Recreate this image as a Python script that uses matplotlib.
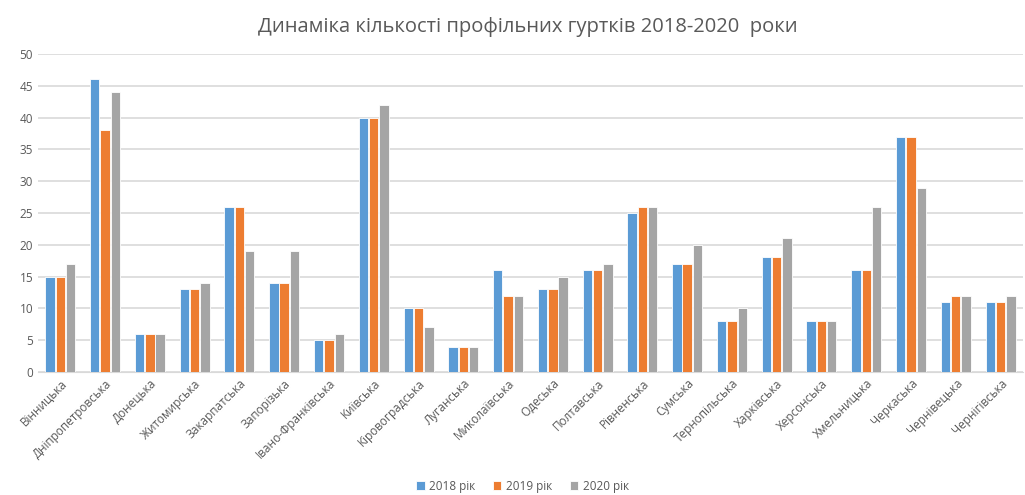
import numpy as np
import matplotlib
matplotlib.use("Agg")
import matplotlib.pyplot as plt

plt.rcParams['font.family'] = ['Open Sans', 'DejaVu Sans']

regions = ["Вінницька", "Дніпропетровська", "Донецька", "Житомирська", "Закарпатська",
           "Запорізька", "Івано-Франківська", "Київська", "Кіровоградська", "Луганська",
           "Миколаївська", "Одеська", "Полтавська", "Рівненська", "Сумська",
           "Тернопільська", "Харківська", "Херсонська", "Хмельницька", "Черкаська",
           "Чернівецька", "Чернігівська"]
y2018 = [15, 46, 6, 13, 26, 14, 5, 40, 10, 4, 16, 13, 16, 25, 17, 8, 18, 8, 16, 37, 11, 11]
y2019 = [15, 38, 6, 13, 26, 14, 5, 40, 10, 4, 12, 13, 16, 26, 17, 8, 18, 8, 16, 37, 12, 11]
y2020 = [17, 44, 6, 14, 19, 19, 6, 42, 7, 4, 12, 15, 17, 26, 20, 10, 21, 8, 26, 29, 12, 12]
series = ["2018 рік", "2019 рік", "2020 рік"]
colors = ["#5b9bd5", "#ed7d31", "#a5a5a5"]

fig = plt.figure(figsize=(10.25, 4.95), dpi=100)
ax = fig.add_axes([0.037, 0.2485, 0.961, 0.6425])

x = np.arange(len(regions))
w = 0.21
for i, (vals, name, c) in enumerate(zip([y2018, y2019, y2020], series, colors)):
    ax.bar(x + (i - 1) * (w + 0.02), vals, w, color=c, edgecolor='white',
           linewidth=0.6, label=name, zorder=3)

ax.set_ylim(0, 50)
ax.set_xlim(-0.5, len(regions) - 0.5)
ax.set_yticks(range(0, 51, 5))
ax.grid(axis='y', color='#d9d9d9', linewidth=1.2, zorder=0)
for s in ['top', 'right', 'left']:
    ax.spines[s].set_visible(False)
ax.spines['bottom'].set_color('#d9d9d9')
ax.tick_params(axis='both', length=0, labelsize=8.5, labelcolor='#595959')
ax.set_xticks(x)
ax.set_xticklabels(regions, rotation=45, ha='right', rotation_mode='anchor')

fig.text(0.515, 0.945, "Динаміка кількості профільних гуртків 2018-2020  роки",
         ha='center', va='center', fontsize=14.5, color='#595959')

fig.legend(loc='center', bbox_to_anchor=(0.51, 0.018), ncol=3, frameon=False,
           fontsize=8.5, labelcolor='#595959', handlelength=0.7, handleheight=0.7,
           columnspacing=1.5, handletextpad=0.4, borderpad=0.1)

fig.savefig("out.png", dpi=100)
---
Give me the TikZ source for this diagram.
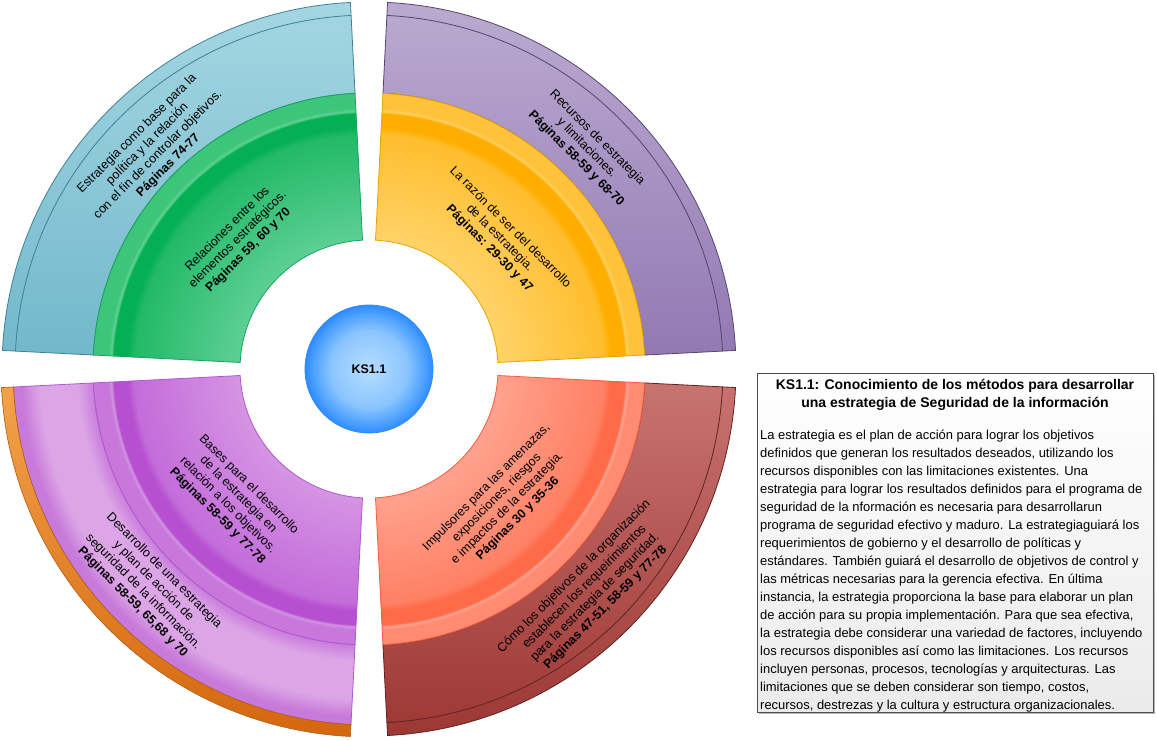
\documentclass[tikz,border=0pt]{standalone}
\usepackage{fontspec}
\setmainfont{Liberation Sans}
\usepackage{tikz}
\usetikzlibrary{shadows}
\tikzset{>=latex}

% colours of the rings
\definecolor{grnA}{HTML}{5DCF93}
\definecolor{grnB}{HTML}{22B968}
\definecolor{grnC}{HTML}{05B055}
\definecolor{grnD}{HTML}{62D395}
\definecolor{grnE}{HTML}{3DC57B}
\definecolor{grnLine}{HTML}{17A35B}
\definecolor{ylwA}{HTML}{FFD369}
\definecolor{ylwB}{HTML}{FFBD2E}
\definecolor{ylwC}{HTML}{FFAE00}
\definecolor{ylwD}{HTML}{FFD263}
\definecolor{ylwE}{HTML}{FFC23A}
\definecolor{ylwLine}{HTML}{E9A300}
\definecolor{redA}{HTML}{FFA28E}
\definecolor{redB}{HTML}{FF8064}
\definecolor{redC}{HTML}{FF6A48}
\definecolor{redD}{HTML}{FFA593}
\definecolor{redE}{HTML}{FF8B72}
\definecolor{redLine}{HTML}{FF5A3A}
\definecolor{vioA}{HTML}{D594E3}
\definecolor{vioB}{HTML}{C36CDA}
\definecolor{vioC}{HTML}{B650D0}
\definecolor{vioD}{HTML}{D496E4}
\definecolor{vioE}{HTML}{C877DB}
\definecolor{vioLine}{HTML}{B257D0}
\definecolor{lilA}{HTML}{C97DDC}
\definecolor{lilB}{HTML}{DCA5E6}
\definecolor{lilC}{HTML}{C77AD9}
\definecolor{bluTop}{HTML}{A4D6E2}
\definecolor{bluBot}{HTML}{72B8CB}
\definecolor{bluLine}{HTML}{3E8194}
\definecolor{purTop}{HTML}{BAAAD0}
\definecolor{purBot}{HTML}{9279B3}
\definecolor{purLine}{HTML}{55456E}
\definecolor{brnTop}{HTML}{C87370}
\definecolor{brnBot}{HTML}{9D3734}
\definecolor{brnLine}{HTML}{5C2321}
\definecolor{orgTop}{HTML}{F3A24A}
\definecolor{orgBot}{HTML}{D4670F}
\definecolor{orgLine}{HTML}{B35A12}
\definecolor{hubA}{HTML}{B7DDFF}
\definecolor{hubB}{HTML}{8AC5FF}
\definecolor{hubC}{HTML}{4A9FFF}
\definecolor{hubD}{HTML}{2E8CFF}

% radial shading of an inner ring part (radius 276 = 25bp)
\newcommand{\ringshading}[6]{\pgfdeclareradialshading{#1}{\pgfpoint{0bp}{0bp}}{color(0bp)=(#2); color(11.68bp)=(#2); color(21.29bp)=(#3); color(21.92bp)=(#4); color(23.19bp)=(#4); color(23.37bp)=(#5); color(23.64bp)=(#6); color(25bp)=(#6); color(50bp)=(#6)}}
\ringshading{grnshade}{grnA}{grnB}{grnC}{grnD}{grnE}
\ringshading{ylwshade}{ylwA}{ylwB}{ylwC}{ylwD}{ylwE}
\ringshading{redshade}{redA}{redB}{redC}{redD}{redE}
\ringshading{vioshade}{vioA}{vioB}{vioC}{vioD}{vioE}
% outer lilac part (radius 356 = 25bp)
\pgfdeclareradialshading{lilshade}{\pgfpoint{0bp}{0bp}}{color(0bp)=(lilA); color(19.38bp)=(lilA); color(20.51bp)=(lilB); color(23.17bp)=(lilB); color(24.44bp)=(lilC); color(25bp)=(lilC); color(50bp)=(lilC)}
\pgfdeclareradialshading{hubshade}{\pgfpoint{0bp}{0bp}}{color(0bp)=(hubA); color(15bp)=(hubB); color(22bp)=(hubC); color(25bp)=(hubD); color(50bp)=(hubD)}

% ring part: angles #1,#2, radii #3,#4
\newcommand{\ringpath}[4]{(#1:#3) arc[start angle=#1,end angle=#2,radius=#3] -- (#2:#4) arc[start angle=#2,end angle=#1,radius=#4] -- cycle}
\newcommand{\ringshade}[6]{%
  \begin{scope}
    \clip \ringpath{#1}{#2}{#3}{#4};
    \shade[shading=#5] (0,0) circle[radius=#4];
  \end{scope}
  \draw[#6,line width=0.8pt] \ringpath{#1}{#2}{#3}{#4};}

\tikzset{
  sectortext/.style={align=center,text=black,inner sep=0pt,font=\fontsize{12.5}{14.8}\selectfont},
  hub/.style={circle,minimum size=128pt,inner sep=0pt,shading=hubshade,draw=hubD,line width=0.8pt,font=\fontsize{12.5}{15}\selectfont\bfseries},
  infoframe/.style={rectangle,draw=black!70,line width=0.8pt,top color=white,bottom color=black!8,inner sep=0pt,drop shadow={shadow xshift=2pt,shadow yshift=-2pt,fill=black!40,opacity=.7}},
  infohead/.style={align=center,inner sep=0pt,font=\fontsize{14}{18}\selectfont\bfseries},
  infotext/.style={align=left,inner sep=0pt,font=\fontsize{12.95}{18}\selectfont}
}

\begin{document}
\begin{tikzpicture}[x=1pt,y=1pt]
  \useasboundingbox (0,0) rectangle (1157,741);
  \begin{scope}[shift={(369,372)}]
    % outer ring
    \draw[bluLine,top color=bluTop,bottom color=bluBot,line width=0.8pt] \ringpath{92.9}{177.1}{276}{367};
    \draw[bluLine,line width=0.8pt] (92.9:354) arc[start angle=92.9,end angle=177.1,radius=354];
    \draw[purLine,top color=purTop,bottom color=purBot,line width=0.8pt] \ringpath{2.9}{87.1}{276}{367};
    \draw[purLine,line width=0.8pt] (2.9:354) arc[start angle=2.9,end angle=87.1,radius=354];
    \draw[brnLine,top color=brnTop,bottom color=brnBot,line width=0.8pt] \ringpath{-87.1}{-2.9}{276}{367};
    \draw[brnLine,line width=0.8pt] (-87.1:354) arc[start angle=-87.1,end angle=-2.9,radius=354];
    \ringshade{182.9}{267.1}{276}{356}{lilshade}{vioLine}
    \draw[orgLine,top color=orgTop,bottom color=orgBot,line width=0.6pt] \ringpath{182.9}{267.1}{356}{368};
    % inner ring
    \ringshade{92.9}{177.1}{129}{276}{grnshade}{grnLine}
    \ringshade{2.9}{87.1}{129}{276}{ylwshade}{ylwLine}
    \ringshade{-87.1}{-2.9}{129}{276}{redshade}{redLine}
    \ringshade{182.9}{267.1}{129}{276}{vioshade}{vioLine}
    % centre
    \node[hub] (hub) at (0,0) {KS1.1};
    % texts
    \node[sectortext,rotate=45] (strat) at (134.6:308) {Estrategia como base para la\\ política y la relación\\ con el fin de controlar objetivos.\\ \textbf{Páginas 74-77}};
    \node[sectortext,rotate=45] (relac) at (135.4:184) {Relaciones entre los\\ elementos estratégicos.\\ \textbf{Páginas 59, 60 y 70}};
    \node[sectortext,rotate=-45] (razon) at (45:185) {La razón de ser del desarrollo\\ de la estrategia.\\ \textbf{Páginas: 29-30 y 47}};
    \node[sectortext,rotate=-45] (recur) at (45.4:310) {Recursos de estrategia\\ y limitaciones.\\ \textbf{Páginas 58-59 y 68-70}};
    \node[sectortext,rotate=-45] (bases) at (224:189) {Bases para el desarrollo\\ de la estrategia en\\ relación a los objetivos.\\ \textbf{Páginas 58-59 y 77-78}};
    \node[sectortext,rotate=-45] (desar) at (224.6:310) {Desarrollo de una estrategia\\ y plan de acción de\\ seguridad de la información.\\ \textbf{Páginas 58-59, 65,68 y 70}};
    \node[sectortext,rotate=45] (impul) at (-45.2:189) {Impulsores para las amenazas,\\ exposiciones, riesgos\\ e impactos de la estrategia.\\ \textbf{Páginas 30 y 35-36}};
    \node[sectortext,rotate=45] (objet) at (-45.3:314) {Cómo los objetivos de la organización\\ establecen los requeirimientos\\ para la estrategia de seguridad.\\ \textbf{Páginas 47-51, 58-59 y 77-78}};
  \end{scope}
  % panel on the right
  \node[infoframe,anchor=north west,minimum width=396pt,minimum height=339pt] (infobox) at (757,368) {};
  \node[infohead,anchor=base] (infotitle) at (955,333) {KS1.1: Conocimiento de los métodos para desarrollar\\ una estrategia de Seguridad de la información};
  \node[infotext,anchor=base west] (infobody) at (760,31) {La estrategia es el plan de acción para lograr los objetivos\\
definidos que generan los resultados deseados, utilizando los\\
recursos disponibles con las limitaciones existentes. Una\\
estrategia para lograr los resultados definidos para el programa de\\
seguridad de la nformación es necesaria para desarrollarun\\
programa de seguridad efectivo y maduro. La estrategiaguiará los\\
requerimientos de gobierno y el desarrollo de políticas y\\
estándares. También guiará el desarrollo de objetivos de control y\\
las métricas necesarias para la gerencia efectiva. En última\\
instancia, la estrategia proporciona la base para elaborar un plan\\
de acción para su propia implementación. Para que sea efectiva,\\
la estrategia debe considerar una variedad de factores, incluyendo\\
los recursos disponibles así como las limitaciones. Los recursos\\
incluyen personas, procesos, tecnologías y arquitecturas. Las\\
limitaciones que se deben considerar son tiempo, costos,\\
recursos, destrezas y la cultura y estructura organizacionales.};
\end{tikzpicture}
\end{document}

**SET TASK**
Using the entries above, reproduce word for word only the lines from the one that contains "Recreate this image" to the one that contains "plt.rcParams['font.family'] = ['Open", both ends included, and drop every picture.

**RESPONSE TO THIS TASK**
Recreate this image as a Python script that uses matplotlib.
import numpy as np
import matplotlib
matplotlib.use("Agg")
import matplotlib.pyplot as plt

plt.rcParams['font.family'] = ['Open Sans', 'DejaVu Sans']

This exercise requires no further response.